Your task. Repeat the material below word for word and leave out all pictures.

═══ Stored data

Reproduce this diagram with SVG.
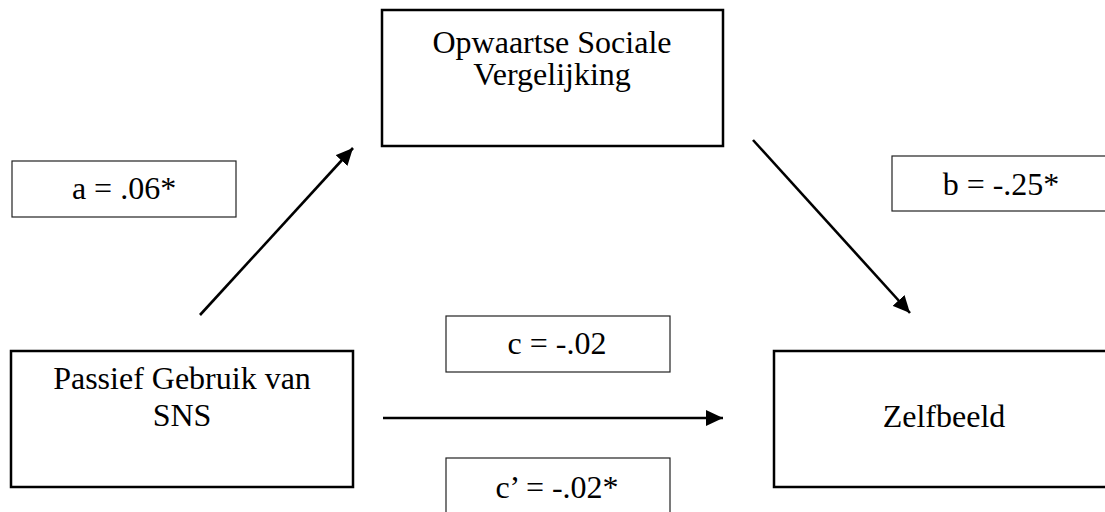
<svg xmlns="http://www.w3.org/2000/svg" width="1105" height="512" viewBox="0 0 1105 512">
<style>
.node{fill:#fff;stroke:#000;stroke-width:2.5}
.lbl{fill:#fff;stroke:#222;stroke-width:1.2}
.t{font-family:'Liberation Serif','Times New Roman',Tinos,'DejaVu Serif',serif;font-size:32px;fill:#000;text-anchor:middle}
.arr{stroke:#000;stroke-width:2.6;fill:none;marker-end:url(#ah)}
</style>
<defs>
<marker id="ah" markerUnits="userSpaceOnUse" markerWidth="18" markerHeight="16" refX="17" refY="8" orient="auto">
<path d="M0,0 L17,8 L0,16 z" fill="#000"/>
</marker>
</defs>
<rect width="1105" height="512" fill="#fff"/>
<g id="connectors">
<line class="arr" x1="200" y1="315" x2="353" y2="148"/>
<line class="arr" x1="753" y1="140" x2="910" y2="313"/>
<line class="arr" x1="383" y1="418" x2="723" y2="418"/>
</g>
<g id="node-vergelijking">
<rect class="node" x="382" y="10" width="341" height="136"/>
<text class="t" font-family="Liberation Serif, serif" x="552" y="53">Opwaartse Sociale</text>
<text class="t" font-family="Liberation Serif, serif" x="552" y="85">Vergelijking</text>
</g>
<g id="node-passief">
<rect class="node" x="11" y="351" width="342" height="136"/>
<text class="t" font-family="Liberation Serif, serif" x="182" y="389">Passief Gebruik van</text>
<text class="t" font-family="Liberation Serif, serif" x="182" y="426">SNS</text>
</g>
<g id="node-zelfbeeld">
<rect class="node" x="774" y="351" width="345" height="136"/>
<text class="t" font-family="Liberation Serif, serif" x="944" y="427">Zelfbeeld</text>
</g>
<g id="label-a">
<rect class="lbl" x="12" y="161" width="224" height="56"/>
<text class="t" font-family="Liberation Serif, serif" x="124" y="199">a = .06*</text>
</g>
<g id="label-b">
<rect class="lbl" x="892" y="156" width="230" height="55"/>
<text class="t" font-family="Liberation Serif, serif" x="1001" y="195">b = -.25*</text>
</g>
<g id="label-c">
<rect class="lbl" x="446" y="316" width="224" height="56"/>
<text class="t" font-family="Liberation Serif, serif" x="557" y="354">c = -.02</text>
</g>
<g id="label-cprime">
<rect class="lbl" x="446" y="458" width="224" height="70"/>
<text class="t" font-family="Liberation Serif, serif" x="557" y="498">c’ = -.02*</text>
</g>
</svg>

══════

Task response.
Reproduce this diagram with SVG.
<svg xmlns="http://www.w3.org/2000/svg" width="1105" height="512" viewBox="0 0 1105 512">
<style>
.node{fill:#fff;stroke:#000;stroke-width:2.5}
.lbl{fill:#fff;stroke:#222;stroke-width:1.2}
.t{font-family:'Liberation Serif','Times New Roman',Tinos,'DejaVu Serif',serif;font-size:32px;fill:#000;text-anchor:middle}
.arr{stroke:#000;stroke-width:2.6;fill:none;marker-end:url(#ah)}
</style>
<defs>
<marker id="ah" markerUnits="userSpaceOnUse" markerWidth="18" markerHeight="16" refX="17" refY="8" orient="auto">
<path d="M0,0 L17,8 L0,16 z" fill="#000"/>
</marker>
</defs>
<rect width="1105" height="512" fill="#fff"/>
<g id="connectors">
<line class="arr" x1="200" y1="315" x2="353" y2="148"/>
<line class="arr" x1="753" y1="140" x2="910" y2="313"/>
<line class="arr" x1="383" y1="418" x2="723" y2="418"/>
</g>
<g id="node-vergelijking">
<rect class="node" x="382" y="10" width="341" height="136"/>
<text class="t" font-family="Liberation Serif, serif" x="552" y="53">Opwaartse Sociale</text>
<text class="t" font-family="Liberation Serif, serif" x="552" y="85">Vergelijking</text>
</g>
<g id="node-passief">
<rect class="node" x="11" y="351" width="342" height="136"/>
<text class="t" font-family="Liberation Serif, serif" x="182" y="389">Passief Gebruik van</text>
<text class="t" font-family="Liberation Serif, serif" x="182" y="426">SNS</text>
</g>
<g id="node-zelfbeeld">
<rect class="node" x="774" y="351" width="345" height="136"/>
<text class="t" font-family="Liberation Serif, serif" x="944" y="427">Zelfbeeld</text>
</g>
<g id="label-a">
<rect class="lbl" x="12" y="161" width="224" height="56"/>
<text class="t" font-family="Liberation Serif, serif" x="124" y="199">a = .06*</text>
</g>
<g id="label-b">
<rect class="lbl" x="892" y="156" width="230" height="55"/>
<text class="t" font-family="Liberation Serif, serif" x="1001" y="195">b = -.25*</text>
</g>
<g id="label-c">
<rect class="lbl" x="446" y="316" width="224" height="56"/>
<text class="t" font-family="Liberation Serif, serif" x="557" y="354">c = -.02</text>
</g>
<g id="label-cprime">
<rect class="lbl" x="446" y="458" width="224" height="70"/>
<text class="t" font-family="Liberation Serif, serif" x="557" y="498">c’ = -.02*</text>
</g>
</svg>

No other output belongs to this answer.